Canadian court frees Huawei CFO on bail


International | Written by : Suryaa Desk| Updated:


Canadian court frees Huawei CFO on bail

A Canadian court has granted bail to Chinese tech company Huawei's Chief Financial Officer (CFO), who has been accused of helping the firm dodge American sanctions on Iran, while she awaits a hearing on extradition to the US.

Meng Wanzhou's bail on Tuesday night comes after three days of hearings, the Guardian reported.

Meng, 46, was arrested in Vancouver on December 1 at the request of American authorities.

Meng spent more than a week in custody and cited her poor health - including previous cancer surgery and difficulty eating solid foods - as grounds for bail.

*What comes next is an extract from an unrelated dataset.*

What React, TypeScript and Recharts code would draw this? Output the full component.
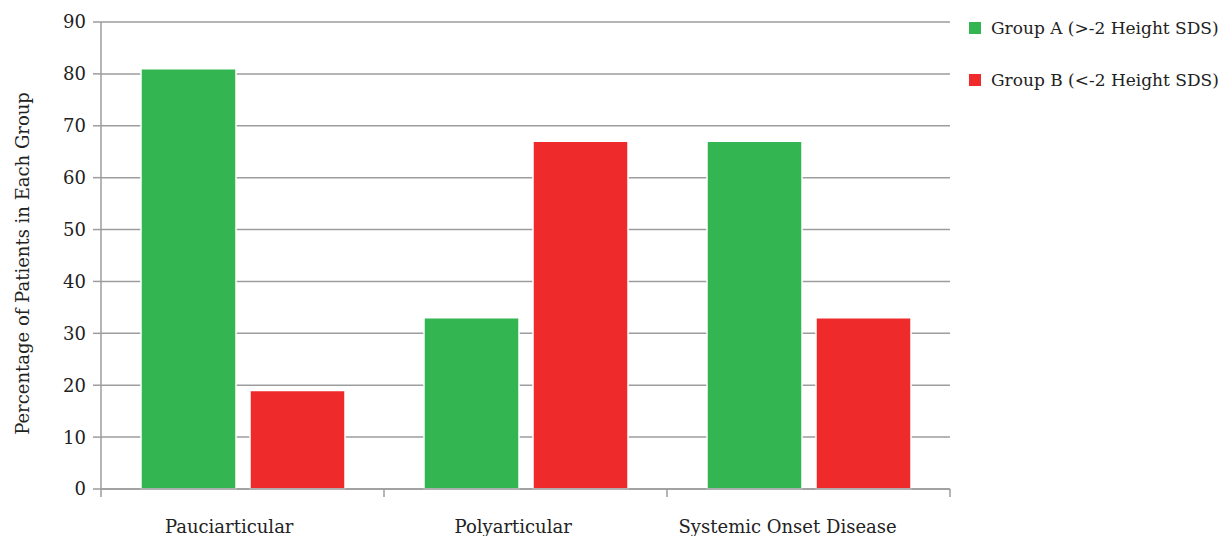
import React from "react";
import { BarChart, Bar, XAxis, YAxis, CartesianGrid } from "recharts";

const categories = ["Pauciarticular", "Polyarticular", "Systemic Onset Disease"];
const groupA = [81, 33, 67];
const groupB = [19, 67, 33];
const yTicks = [0, 10, 20, 30, 40, 50, 60, 70, 80, 90];
const seriesNames = ["Group A (>-2 Height SDS)", "Group B (<-2 Height SDS)"];
const colors = ["#33b552", "#ee2a2b"];

const data = categories.map((c, i) => ({ name: c, a: groupA[i], b: groupB[i] }));

const FONT = "'DejaVu Serif', serif";
const GRAY = "#9d9d9f";
const TEXT = "#222";

const CatTick = (props: any) => {
  const { x, y, payload, index } = props;
  const off = payload && payload.offset ? payload.offset : 0;
  const last = index === categories.length - 1;
  const y0 = y - 8;
  const label = String(payload.value);
  return (
    <g>
      <line x1={x - off} x2={x - off} y1={y0} y2={y0 + 8} stroke={GRAY} strokeWidth={1.5} />
      {last && <line x1={x + off} x2={x + off} y1={y0} y2={y0 + 8} stroke={GRAY} strokeWidth={1.5} />}
      <text x={x} dx={-label.length * 0.95} y={y0 + 44} textAnchor="middle" fill={TEXT} fontSize={18} fontFamily={FONT}>
        {label}
      </text>
    </g>
  );
};

const YLabel = (props: any) => {
  const { viewBox } = props;
  const cx = 22;
  const cy = viewBox ? viewBox.y + viewBox.height / 2 + 8 : 263;
  return (
    <text
      x={cx}
      y={cy}
      transform={`rotate(-90, ${cx}, ${cy})`}
      textAnchor="middle"
      dominantBaseline="central"
      fill={TEXT}
      fontSize={18}
      fontFamily={FONT}
    >
      Percentage of Patients in Each Group
    </text>
  );
};

export default function App() {
  return (
    <div style={{ position: "absolute", left: 0, top: 0, width: 1221, height: 536, background: "#fff" }}>
      <BarChart
        width={1221}
        height={536}
        data={data}
        margin={{ top: 22, right: 271, bottom: 0, left: 0 }}
        barCategoryGap={40}
        barGap={14}
      >
        <CartesianGrid vertical={false} stroke={GRAY} strokeWidth={1.5} />
        <XAxis
          dataKey="name"
          height={47}
          tickLine={false}
          tickSize={8}
          tickMargin={0}
          axisLine={{ stroke: GRAY, strokeWidth: 1.5 }}
          tick={<CatTick />}
          interval={0}
        />
        <YAxis
          width={101}
          domain={[0, 90]}
          ticks={yTicks}
          tickSize={8}
          tickMargin={7}
          tickLine={{ stroke: GRAY, strokeWidth: 1.5 }}
          axisLine={{ stroke: GRAY, strokeWidth: 1.5 }}
          tick={{ fill: TEXT, fontSize: 18, fontFamily: FONT }}
          label={<YLabel />}
        />
        <Bar dataKey="a" name={seriesNames[0]} fill={colors[0]} stroke="#fff" strokeWidth={1.5} isAnimationActive={false} />
        <Bar dataKey="b" name={seriesNames[1]} fill={colors[1]} stroke="#fff" strokeWidth={1.5} isAnimationActive={false} />
      </BarChart>
      <div style={{ position: "absolute", left: 969, top: 2, fontFamily: FONT, fontSize: 17, color: TEXT, whiteSpace: "nowrap" }}>
        {seriesNames.map((n, i) => (
          <div key={n} style={{ display: "flex", alignItems: "center", height: 52 }}>
            <span style={{ display: "inline-block", width: 12, height: 12, background: colors[i], marginRight: 10 }} />
            <span>{n}</span>
          </div>
        ))}
      </div>
    </div>
  );
}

In granting her release, Justice William Ehrcke of the Supreme Court outlined 15 provisions including Meng submitting to constant surveillance and wearing a GPS tracking device, surrendering both her passports and providing a bond of C$10 million (US $7 million). 

She is also subject to a curfew between 11 p.m. and 6 a.m.

Government lawyers had pushed for house arrest but she will remain in her Vancouver home pending the extradition hearing, with significant travel restrictions.

The decision by the court in Vancouver on Tuesday came as US President Donald Trump said in an interview that he would intervene in the case if it would serve national security interests or help close a trade deal with China, the Guardian said.

It also follows news that former Canadian diplomat Michael Kovrig, who previously served as political lead for Prime Minister Justin Trudeau's 2016 visit to Hong Kong, has been detained in China. 

Meng is a high-profile executive at Huawei, one of the world's biggest makers of smartphones and networking equipment. In addition to her role as CFO, she also serves as deputy chairperson of the company's board.

According to Canadian prosecutors, the US has alleged that Meng helped Huawei get around American sanctions on Iran by telling financial institutions that a company subsidiary, Skycom, was a separate and unaffiliated company.

She faces "serious charges of fraud" in the US involving "millions of dollars", where she could receive substantial jail time if convicted.

The US has not yet submitted a formal request for Meng's extradition. 

If no formal notice is given within 60 days she will be released. She is due back in court on February 6, 2019.